Pete Walker was a maverick British producer/director who cut a name for himself with a series of harrowing shockers in the 1970s. Films like House of Whipcord, Frightmare and House of Mortal Sin were devastating and fiercely original thrillers. But his earlier films (aside from Die Screaming, Marianne) have been elusive and difficult to see, so this is a welcome 2-disc set of four of Walker’s early work from Kino Lorber.

Die Screaming, Marianne (1971) stars the sexy Susan George as Marianne, who has been fleeing across the globe from her corrupt Judge of a father, who lives in a beautiful villa in Portugal. Marianne’s late mother had hidden money and incriminating documents in a Swiss bank and only Marianne knows the passcode. She and her boyfriend Eli (Barry Evans) have been commandeered to the villa with Eli’s duplicitous friend Sebastian (Christopher Sandford). There, besides the Judge (Leo Genn) is Marianne psychopathic half-sister Hidegarde (Judy Huxtable) who will stop at nothing to echo the words in the title.

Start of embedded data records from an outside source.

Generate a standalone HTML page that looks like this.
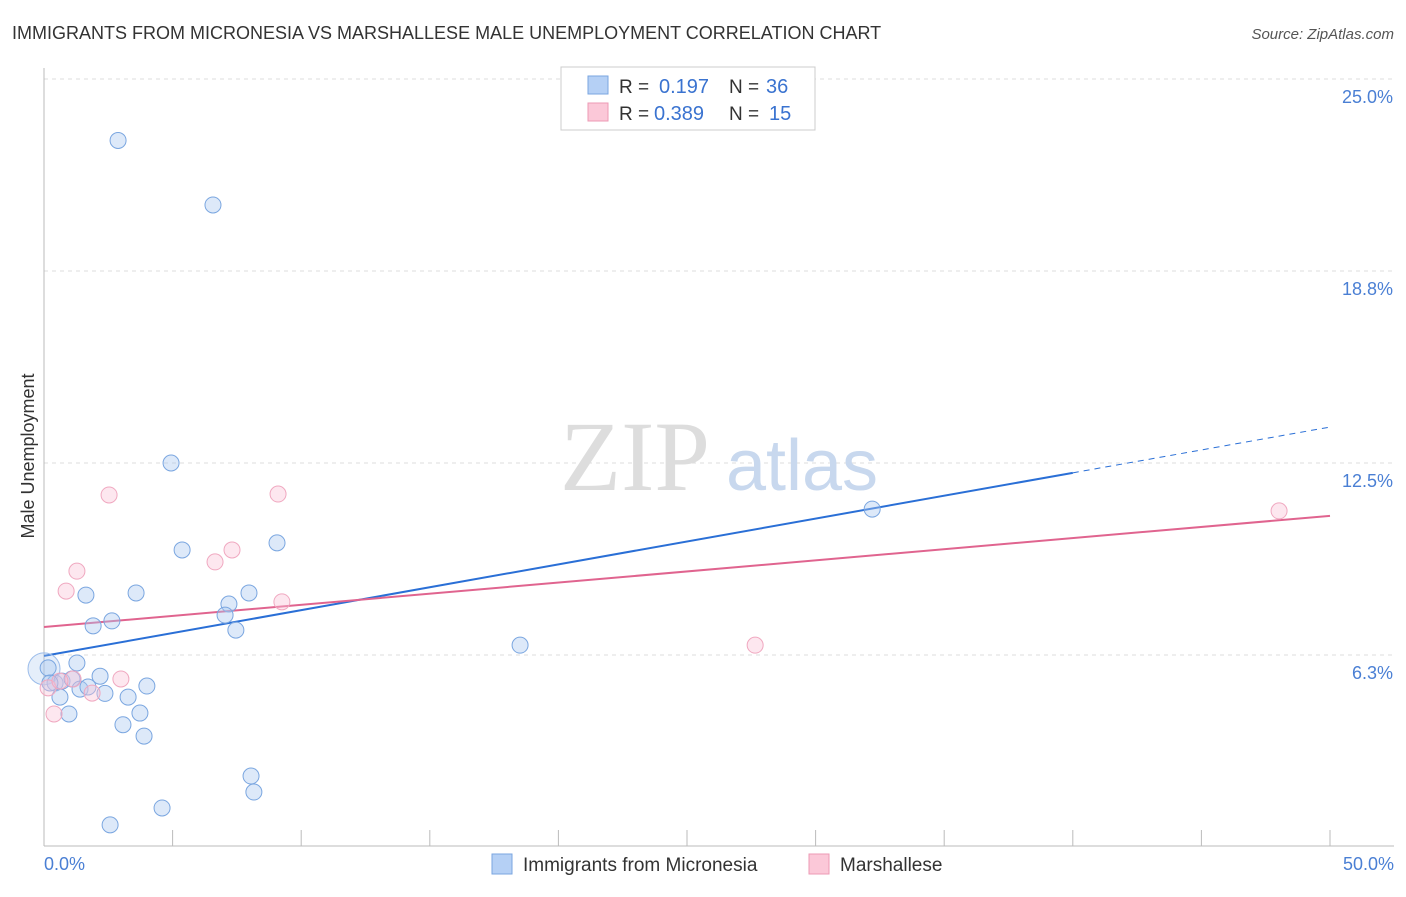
<!DOCTYPE html>
<html><head><meta charset="utf-8"><style>
body{margin:0;background:#fff;font-family:"Liberation Sans",sans-serif}
</style></head><body>
<svg width="1406" height="892" xmlns="http://www.w3.org/2000/svg" font-family="Liberation Sans, sans-serif">
<text x="12" y="39" font-size="18" fill="#333">IMMIGRANTS FROM MICRONESIA VS MARSHALLESE MALE UNEMPLOYMENT CORRELATION CHART</text>
<text x="1394" y="39" font-size="15" fill="#555" font-style="italic" text-anchor="end">Source: ZipAtlas.com</text>
<g id="grid"></g>
<g><text x="635" y="490" font-size="100" fill="#ddd" style="font-family:'Liberation Serif',serif" text-anchor="middle">ZIP</text><text x="802" y="490" font-size="72" fill="#c8d8ee" text-anchor="middle">atlas</text></g>
<line x1="44" y1="68" x2="44" y2="846" stroke="#bbb"/>
<line x1="44" y1="846" x2="1394" y2="846" stroke="#bbb"/>
<text transform="translate(34,456) rotate(-90)" font-size="18" fill="#333" text-anchor="middle">Male Unemployment</text>
<text x="44" y="870" font-size="18" fill="#4a7fd4">0.0%</text>
<text x="1394" y="870" font-size="18" fill="#4a7fd4" text-anchor="end">50.0%</text>
<g id="lines"></g>
<g id="points"></g>
<g>
<rect x="561" y="67" width="254" height="63" fill="#fff" stroke="#ccc"/>
<rect x="588" y="76" width="20" height="18" fill="#b5d0f5" stroke="#7aa6e0"/>
<rect x="588" y="103" width="20" height="18" fill="#fbc8d8" stroke="#ec9ab5"/>
<text x="619" y="93" font-size="19" fill="#333">R =</text>
<text x="659" y="93" font-size="20" fill="#3a73d0">0.197</text>
<text x="729" y="93" font-size="19" fill="#333">N =</text>
<text x="766" y="93" font-size="20" fill="#3a73d0">36</text>
<text x="619" y="120" font-size="19" fill="#333">R =</text>
<text x="654" y="120" font-size="20" fill="#3a73d0">0.389</text>
<text x="729" y="120" font-size="19" fill="#333">N =</text>
<text x="769" y="120" font-size="20" fill="#3a73d0">15</text>
</g>
<g>
<rect x="492" y="854" width="20" height="20" fill="#b5d0f5" stroke="#7aa6e0"/>
<text x="523" y="871" font-size="19" fill="#333">Immigrants from Micronesia</text>
<rect x="809" y="854" width="20" height="20" fill="#fbc8d8" stroke="#ec9ab5"/>
<text x="840" y="871" font-size="19" fill="#333">Marshallese</text>
</g>
</svg>
<script>
const yTicks=[25.0,18.8,12.5,6.3];
const yTickVals=[25,18.75,12.5,6.25];
const xTickVals=[0,5,10,15,20,25,30,35,40,45,50];
const blueX=[2.88,6.57,4.94,5.37,9.06,1.63,3.58,7.97,7.19,7.04,2.64,1.91,7.46,18.51,32.2,1.28,0.16,0.43,0.70,1.09,1.40,2.18,2.37,3.27,4.0,0.62,0.97,3.73,3.07,3.89,8.05,8.16,4.59,2.57,0.23,1.71];
const blueY=[23.0,20.9,12.5,9.67,9.9,8.2,8.27,8.27,7.91,7.55,7.36,7.2,7.06,6.57,11.0,5.99,5.83,5.34,5.4,5.47,5.14,5.56,5.0,4.88,5.24,4.88,4.33,4.36,3.98,3.61,2.31,1.79,1.27,0.72,5.34,5.21];
const pinkX=[2.53,9.1,7.31,6.65,1.28,0.86,9.25,2.99,1.87,1.13,0.39,27.65,48.02,0.16,0.62];
const pinkY=[11.46,11.49,9.67,9.28,8.98,8.33,7.98,5.47,5.01,5.47,4.33,6.57,10.94,5.18,5.4];
const blueTrend=[6.22,13.67], pinkTrend=[7.16,10.78];
const NS="http://www.w3.org/2000/svg";
const X=v=>44+v*25.72, Y=v=>847-v*30.72;
function mk(t,a,p){const e=document.createElementNS(NS,t);for(const k in a)e.setAttribute(k,a[k]);p.appendChild(e);return e;}
const grid=document.getElementById('grid');
yTickVals.forEach((v,i)=>{
 const l=mk('line',{x1:44,x2:1394,y1:Y(v),y2:Y(v),stroke:'#ddd','stroke-dasharray':'4,4'},grid);
 
 
 const t=mk('text',{x:1393,y:Y(v)+24,'font-size':18,fill:'#4a7fd4','text-anchor':'end'},grid);
 t.textContent=yTicks[i].toFixed(1)+'%';
 
 
});
xTickVals.forEach(v=>{
 const l=mk('line',{x1:X(v),x2:X(v),y1:830,y2:846,stroke:'#bbb'},grid);
 
 
});
const lines=document.getElementById('lines');
const bAt=x=>blueTrend[0]+(blueTrend[1]-blueTrend[0])*x/50;
let l=mk('line',{x1:X(0),y1:Y(bAt(0)),x2:X(40),y2:Y(bAt(40)),stroke:'#2a6fd6','stroke-width':2},lines);


l=mk('line',{x1:X(40),y1:Y(bAt(40)),x2:X(50),y2:Y(bAt(50)),stroke:'#2a6fd6','stroke-width':1,'stroke-dasharray':'6,5'},lines);


l=mk('line',{x1:X(0),y1:Y(pinkTrend[0]),x2:X(50),y2:Y(pinkTrend[1]),stroke:'#e0648f','stroke-width':2},lines);


const pts=document.getElementById('points');
const big=mk('circle',{cx:X(0),cy:Y(5.8),r:16,fill:'rgba(170,200,240,0.3)',stroke:'#9bbcea'},pts);


blueX.forEach((x,i)=>{
 const c=mk('circle',{cx:X(x),cy:Y(blueY[i]),r:8,fill:'rgba(170,200,240,0.4)',stroke:'#7aa6e0'},pts);
 
 
});
pinkX.forEach((x,i)=>{
 const c=mk('circle',{cx:X(x),cy:Y(pinkY[i]),r:8,fill:'rgba(250,195,215,0.4)',stroke:'#f0a8c0'},pts);
 
 
});
</script>
</body></html>
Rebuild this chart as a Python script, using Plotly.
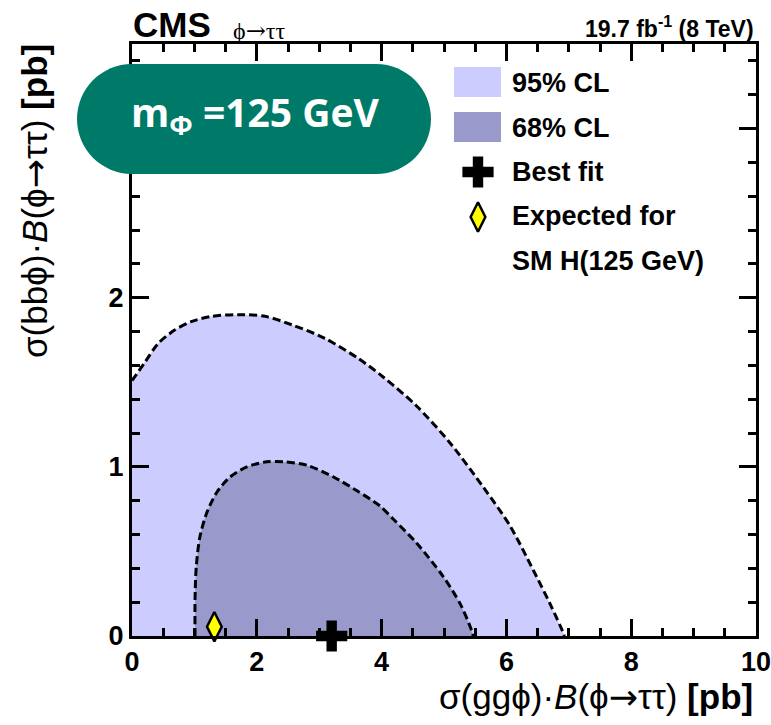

Cool It Carol (1970) Racy little sex comedy about two young people- a butcher’s son Joe (Robin Askwith) and local beauty contest winner Carol (Janet Lynn) who head to London to find their fortune. They get in over their heads in a sordid world of nude modeling, prostitution and even performing in an X-rated film before coming to their senses. What’s great about Walker is that there is little moralizing or remorse in his swinging London pair.

Moon (aka Man of Violence) (1970). Michael Latimer plays Moon, a rather unscrupulous man for hire who is working for two rival London racketeers. He is not sure of the end game when he meets Angel Weston (Luan Peters) who makes him realize it’s all about a shipment of stolen gold. They even end up in North Africa following a hippie rock band in a VW bus that might be connected with the smuggling. Surprisingly brutal and full of real shocking twists- the macho, womanizing Moon even picks up and beds a guy in a gay bar for information, which must have been a jaw-dropper in theaters at the time.

The Big Switch (aka Strip Poker) (1968). Walker’s inspiration was the film noir His Kind of Woman (1951), which starred Robert Mitchum and Jane Russell. Sebastian Breaks stars as John Carter, an advertising executive who is having a rough couple of days. He picks up a girl at a discotheque only to find her shot dead in her apartment. The next day he finds he has been fired and goes home only to find a gang of criminals playing strip poker in his apartment. They beat him up and force him to accompany a mysterious girl named Karen (Virginia Wetherell) to Brighton. It’s all part of a nefarious plot to sneak a notorious criminal into the country. The film finale is on a snowy amusement park boardwalk with guys eventually shooting at each other on a spook house amusement ride called “Ghost Train.”
The extras include many different interviews with the articulate and entertaining Pete Walker, not to mention chats with some of the actors in the film and technicians that worked on them. Moon and The Big Switch were both restorations by the BFI.

I am now one of the criminally insane. Good , ole 70s!